As Universities reopen, a terrible plague promptly shows up: housing scammers.  There is no reliable data concerning the number of victims, but only within the last weeks at least 5 students lamented on Facebook groups being scammed while searching for a room in Groningen.

Extremely high competition in finding an accommodation creates a fertile environment for criminal activities taking advantage of the lack of experience and urgency of newcomers.

Swindled students are mostly internationals who look for a room before moving to the Netherlands and end up losing usually around 1000-1500 euros.

“This is my first experience abroad. I was aware of the risk, but there were an agreement, a valid ID, there was everything!” says Ùlvis Felix, Creative Industries first year Bachelor student from Latvia, who answered to a fake announcement on a free Facebook group after weeks of unsuccessful research.  

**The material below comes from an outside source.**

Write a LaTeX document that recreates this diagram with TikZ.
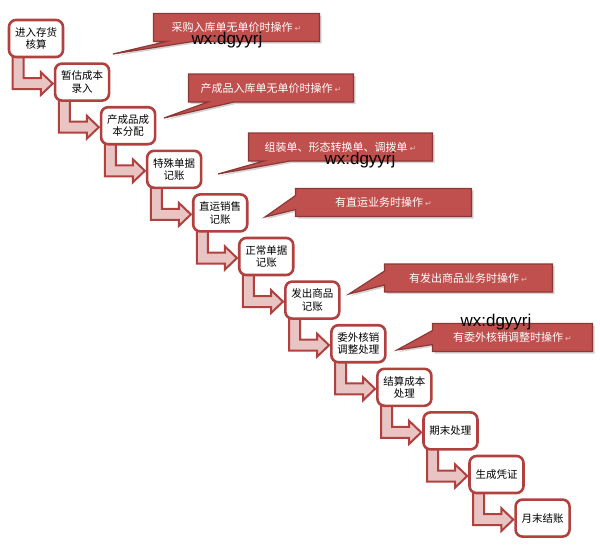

Extracts of the conversation between the scammer and Ulvis.

Housing frauds proliferate also because they go almost always unpunished. Scammers use fake identities, leaving no trace after luring their victims, and they operate with international bank accounts that are very difficult to retrace. When Ùlvis realized something was wrong, he had already sent to the swindler 1500€.

Extracts of the conversation after Ulvis understood that he had been scammed.

The Facebook group “Free housing announcements in Groningen” counts more than 25.000 subscribers and it’s open to all, without any restriction or control. No surprise it became a scam-hive. 

The admin Laura van den Herrewegen works/ed for the renting company ViaFlats. She declared that she has no time to manage the page but avoided further questions.

Is it just negligence or complicity in a scamming scheme? Daniëlle Westra, a student active for years in scam demasking, is suspicious. “I proposed to take over the group as an admin, because it was a mess, but they did not want that. I kept reporting scammers until they blocked or ignored me.”

However, scammers do not only infiltrate Fb groups. Anna Lauenburger, a German Bachelor student, was scammed on the platform Roomster.nl. After disbursing 20€ for the subscription, she exchanged emails with a professed landlord.

Some of the emails sent to Anna by the scammer.

The fraud was meticulously orchestrated. “At the beginning I was suspicious but then they had so many good reasons and explanations that in the end it felt like it was real.” Anna says. “They send me an Airbnb link to their page for the payment and it also looked normal.”

Anna lost 1050€.  Both her and Ulvis reported to the police and have a place to live now.